Look at this passage about the wicked man, and how some translations are attempting to reproduce what he's literally doing as part of his wickedness, and some are trying to communicate what the meaning or significance of what he's literally doing, really is. Each is correct, though each is different, and if any were held up as the "perfect standard", the others would be considered "wrong" or "in error".

The "high standard" which you may be tempted to think comes from God may not at all, and Satan has no qualm feeding you all the lies and rationalizations you would desire to first foster an impossibly high ideal that Satan can then turn against you to undermine your witness and your faith.
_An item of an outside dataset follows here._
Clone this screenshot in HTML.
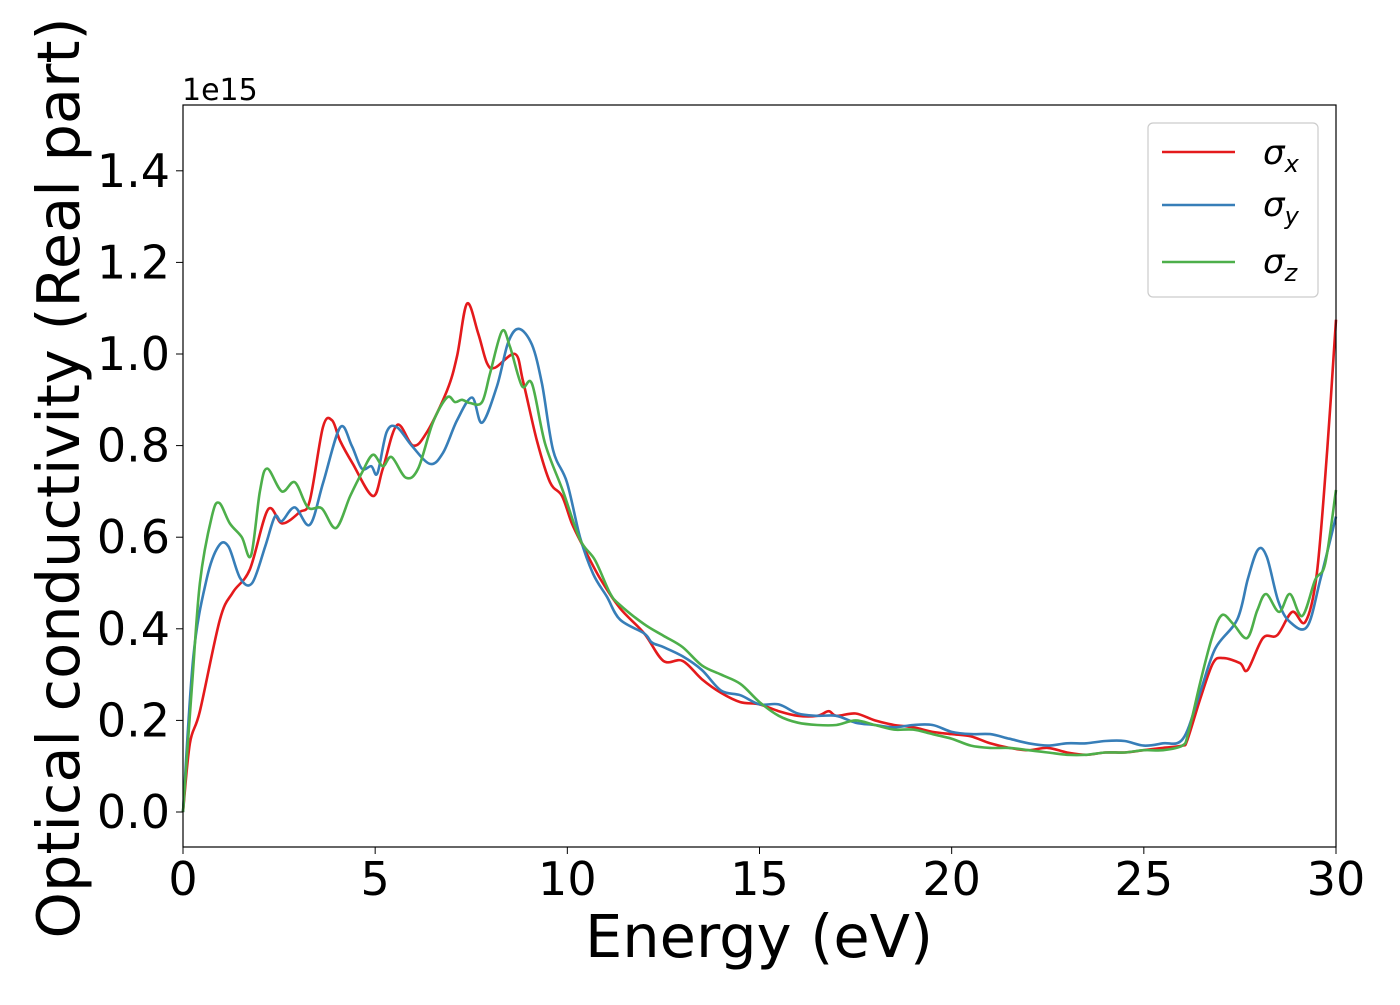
<!DOCTYPE html>
<html><head><meta charset="utf-8"><style>
body{margin:0;background:#fff;}
svg text{font-family:"DejaVu Sans","Liberation Sans",sans-serif;fill:#000;}
</style></head><body>
<svg id="chart" width="1400" height="1000" viewBox="0 0 1400 1000" xmlns="http://www.w3.org/2000/svg">
<rect x="0" y="0" width="1400" height="1000" fill="#fff"/>
<g id="series"></g>
<rect x="183" y="105" width="1153" height="742" fill="none" stroke="#000" stroke-width="1.2"/>
<g id="xticks"></g>
<g id="yticks"></g>
<text x="182" y="100" font-size="30">1e15</text>
<text x="759" y="957" font-size="59" text-anchor="middle">Energy (eV)</text>
<text transform="translate(79,478) rotate(-90)" font-size="59" text-anchor="middle">Optical conductivity (Real part)</text>
<g>
<rect x="1148" y="123" width="170" height="174" rx="5" fill="#fff" stroke="#ccc" stroke-width="1.2"/>
<line x1="1162" y1="152" x2="1235" y2="152" stroke="#e41a1c" stroke-width="2.6"/>
<line x1="1162" y1="205" x2="1235" y2="205" stroke="#377eb8" stroke-width="2.6"/>
<line x1="1162" y1="262" x2="1235" y2="262" stroke="#4daf4a" stroke-width="2.6"/>
<text x="1263" y="164" font-size="34" font-style="italic">σ<tspan font-size="24" dy="8">x</tspan></text>
<text x="1263" y="216" font-size="34" font-style="italic">σ<tspan font-size="24" dy="8">y</tspan></text>
<text x="1263" y="273" font-size="34" font-style="italic">σ<tspan font-size="24" dy="8">z</tspan></text>
</g>
</svg>
<script>
const xTicks=[0,5,10,15,20,25,30];
const yTicks=[0.0,0.2,0.4,0.6,0.8,1.0,1.2,1.4];
const xE=[0,0.18,0.44,0.96,1.3,1.74,2.21,2.58,3.04,3.3,3.64,3.88,4.09,4.42,4.94,5.2,5.57,5.99,6.35,6.87,7.13,7.39,7.68,7.91,8.12,8.64,8.85,9.21,9.55,9.86,10.12,10.41,10.85,11.37,12,12.5,13,13.5,14,14.5,15,15.5,16,16.5,16.8,17,17.5,18,18.5,19,19.5,20,20.5,21,21.5,22,22.5,23,23.5,24,24.5,25,25.5,26,26.13,26.46,26.8,27.07,27.5,27.7,28.1,28.47,28.86,29.2,29.5,29.77,30];
const sigX=[0,0.15,0.22,0.42,0.48,0.53,0.66,0.63,0.655,0.68,0.84,0.855,0.81,0.76,0.69,0.75,0.845,0.8,0.83,0.92,0.995,1.11,1.045,0.98,0.97,1.0,0.94,0.81,0.72,0.69,0.63,0.58,0.51,0.445,0.39,0.33,0.33,0.29,0.26,0.24,0.235,0.22,0.21,0.21,0.22,0.21,0.215,0.2,0.19,0.185,0.175,0.17,0.165,0.15,0.14,0.135,0.14,0.13,0.125,0.13,0.13,0.135,0.14,0.145,0.157,0.245,0.325,0.336,0.325,0.31,0.38,0.386,0.437,0.415,0.52,0.79,1.075];
const yE=[0,0.27,0.62,0.92,1.18,1.49,1.8,2.14,2.39,2.57,2.91,3.3,3.65,4.09,4.39,4.65,4.9,5.06,5.3,5.57,5.95,6.43,6.77,7.13,7.52,7.78,8.17,8.46,8.74,9.08,9.34,9.63,9.99,10.33,10.67,11.03,11.37,12,12.2,12.5,13,13.5,14,14.5,15,15.5,16,16.5,17,17.5,18,18.5,19,19.5,20,20.5,21,21.5,22,22.5,23,23.5,24,24.5,25,25.5,26.02,26.46,26.86,27.43,27.71,27.97,28.2,28.5,28.8,29.25,29.6,30];
const sigY=[0,0.34,0.51,0.58,0.58,0.51,0.5,0.58,0.645,0.635,0.665,0.627,0.72,0.84,0.8,0.75,0.755,0.74,0.83,0.84,0.8,0.76,0.785,0.855,0.905,0.85,0.93,1.025,1.055,1.02,0.935,0.79,0.72,0.6,0.52,0.47,0.42,0.39,0.37,0.36,0.34,0.31,0.265,0.255,0.235,0.235,0.215,0.21,0.21,0.195,0.19,0.185,0.19,0.19,0.175,0.17,0.17,0.16,0.15,0.145,0.15,0.15,0.155,0.155,0.145,0.15,0.16,0.26,0.357,0.42,0.51,0.573,0.557,0.46,0.415,0.405,0.51,0.645];
const zE=[0,0.23,0.44,0.75,0.94,1.22,1.53,1.77,2.0,2.19,2.57,2.91,3.25,3.61,3.98,4.35,4.65,4.94,5.2,5.43,5.8,6.12,6.5,6.87,7.08,7.26,7.47,7.78,7.99,8.3,8.51,8.82,9.08,9.42,9.89,10.33,10.72,11.11,11.37,12,12.5,13,13.5,14,14.5,15,15.5,16,16.5,17,17.5,18,18.5,19,19.5,20,20.5,21,21.5,22,22.5,23,23.5,24,24.5,25,25.5,26,26.15,26.46,26.77,27.03,27.33,27.69,27.95,28.18,28.52,28.8,29.12,29.46,29.72,30];
const sigZ=[0,0.27,0.5,0.645,0.675,0.63,0.6,0.56,0.7,0.75,0.7,0.72,0.665,0.663,0.62,0.69,0.74,0.78,0.755,0.775,0.73,0.75,0.85,0.905,0.895,0.9,0.893,0.895,0.958,1.05,1.015,0.93,0.935,0.805,0.7,0.595,0.55,0.478,0.452,0.41,0.385,0.36,0.32,0.3,0.28,0.24,0.21,0.195,0.19,0.19,0.2,0.19,0.18,0.18,0.17,0.16,0.145,0.14,0.14,0.135,0.13,0.125,0.125,0.13,0.13,0.135,0.135,0.145,0.17,0.28,0.38,0.43,0.41,0.38,0.44,0.476,0.437,0.476,0.428,0.507,0.543,0.703];

const NS='http://www.w3.org/2000/svg';
const X0=183,X1=1336,XMIN=0,XMAX=30;
const Y0=812,YPER=458;
function sx(v){return X0+(v-XMIN)/(XMAX-XMIN)*(X1-X0);}
function sy(v){return Y0-v*YPER;}
function pathFrom(xs,ys){
  const p=xs.map((x,i)=>[sx(x),sy(ys[i])]);
  let d='M'+p[0][0].toFixed(1)+','+p[0][1].toFixed(1);
  for(let i=0;i<p.length-1;i++){
    const a=p[Math.max(0,i-1)],b=p[i],c=p[i+1],e=p[Math.min(p.length-1,i+2)];
    const c1=[b[0]+(c[0]-a[0])/6,b[1]+(c[1]-a[1])/6];
    const c2=[c[0]-(e[0]-b[0])/6,c[1]-(e[1]-b[1])/6];
    d+='C'+c1[0].toFixed(1)+','+c1[1].toFixed(1)+' '+c2[0].toFixed(1)+','+c2[1].toFixed(1)+' '+c[0].toFixed(1)+','+c[1].toFixed(1);
  }
  return d;
}
const g=document.getElementById('series');
[[xE,sigX,'#e41a1c','series-sigma-x'],[yE,sigY,'#377eb8','series-sigma-y'],[zE,sigZ,'#4daf4a','series-sigma-z']].forEach(s=>{
  const el=document.createElementNS(NS,'path');
  el.setAttribute('d',pathFrom(s[0],s[1]));
  el.setAttribute('fill','none');el.setAttribute('stroke',s[2]);el.setAttribute('stroke-width','2.6');
  el.setAttribute('stroke-linejoin','round');
  
  
  g.appendChild(el);
});
const xg=document.getElementById('xticks');
xTicks.forEach(t=>{
  const l=document.createElementNS(NS,'line');
  l.setAttribute('x1',sx(t));l.setAttribute('x2',sx(t));l.setAttribute('y1',847);l.setAttribute('y2',854);l.setAttribute('stroke','#000');
  
  
  xg.appendChild(l);
  const tx=document.createElementNS(NS,'text');
  tx.setAttribute('x',sx(t));tx.setAttribute('y',895);tx.setAttribute('font-size','46');tx.setAttribute('text-anchor','middle');
  tx.textContent=t;
  
  
  xg.appendChild(tx);
});
const yg=document.getElementById('yticks');
yTicks.forEach(t=>{
  const l=document.createElementNS(NS,'line');
  l.setAttribute('x1',176);l.setAttribute('x2',183);l.setAttribute('y1',sy(t));l.setAttribute('y2',sy(t));l.setAttribute('stroke','#000');
  
  
  yg.appendChild(l);
  const tx=document.createElementNS(NS,'text');
  tx.setAttribute('x',170);tx.setAttribute('y',sy(t)+16);tx.setAttribute('font-size','46');tx.setAttribute('text-anchor','end');
  tx.textContent=t.toFixed(1);
  
  
  yg.appendChild(tx);
});
</script>
</body></html>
Having a standard is not the problem. Scrutinizing translations is not the problem. The problem is when we add to what God really says, when, like Eve, we add to what God has really commanded, as if to demonstrate our own superiority. The problem is that we aren't ever nearly as clever as the master of lies, who has been learning and refining how he can trick and deceive humans for thousands and thousands of years, and yet we somehow think that we're the ones with the upper hand?
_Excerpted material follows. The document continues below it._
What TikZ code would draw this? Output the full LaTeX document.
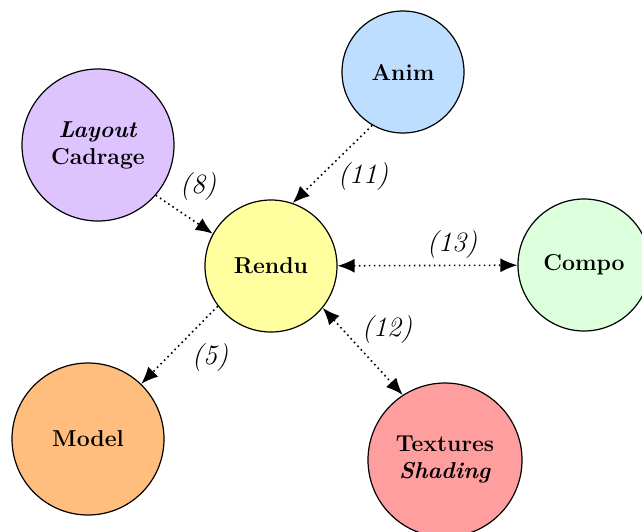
\documentclass[tikz,border=0pt]{standalone}
\usetikzlibrary{arrows.meta}

\definecolor{animblue}{RGB}{190,222,255}
\definecolor{layoutlilac}{RGB}{221,196,255}
\definecolor{renduyellow}{RGB}{255,255,160}
\definecolor{compogreen}{RGB}{220,255,220}
\definecolor{modelorange}{RGB}{255,190,125}
\definecolor{texturered}{RGB}{255,158,158}

\begin{document}
\begin{tikzpicture}[x=1pt,y=-1pt,>={Latex[length=17pt,width=14pt]},->]
	\tikzstyle{vertex}=[circle,draw=black,line width=1.2pt,inner sep=0pt,align=center,font=\fontsize{23}{27}\selectfont\bfseries]
	\tikzstyle{dep}=[line width=1.6pt,dash pattern=on 1.6pt off 3.4pt]
	\tikzstyle{num}=[font=\fontsize{28}{30}\selectfont\itshape,inner sep=0pt]
	\useasboundingbox (0,0) rectangle (642,531);

	\foreach \name/\x/\y/\d/\col/\txt in {Anim/403/72/122/animblue/{Anim}, Layout/98/145/152/layoutlilac/{\textit{Layout}\\Cadrage}, Rendu/271/266/132/renduyellow/{Rendu}, Compo/584/265/132/compogreen/{Compo}, Model/88/439/152/modelorange/{Model}, Textures/445/460/154/texturered/{Textures\\\textit{Shading}}}
	\node[vertex,fill=\col,minimum size=\d pt] (G-\name) at (\x,\y) {\txt};

	\foreach \from/\to in {Layout.-41/Rendu.151, Anim.240/Rendu.71, Rendu.217/Model.46}
	\draw[dep] (G-\from) -- (G-\to);

	\foreach \from/\to in {Rendu/Compo, Rendu.-39/Textures.123}
	\draw[dep,<->] (G-\from) -- (G-\to);

	\foreach \n/\x/\y in {8/198/187, 11/363/177, 13/452/245, 12/387/330, 5/210/358}
	\node[num] (L-\n) at (\x,\y) {(\n)};

\end{tikzpicture}
\end{document}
If pursuing God, in earnest and in humility, we would have the upper hand, but that also comes with genuine humility, not a blind arrogance being passed off as humility. When we start erecting edifices, physical or psychological, in the name of glorfying God, but instead only make much of ourselves, it is our actions, not just our words, our declared intent, that God will judge us by.

Read various translations. Go back to the original languages. Learn about what God truly thinks constitutes as "error", and refine the Gospel that you preach to adhere only to truth, empty of all vain puffery.

Avoid being as the wicked man, where the disparity between your actions and your words betray your true master, the one whom you truly worship and obey.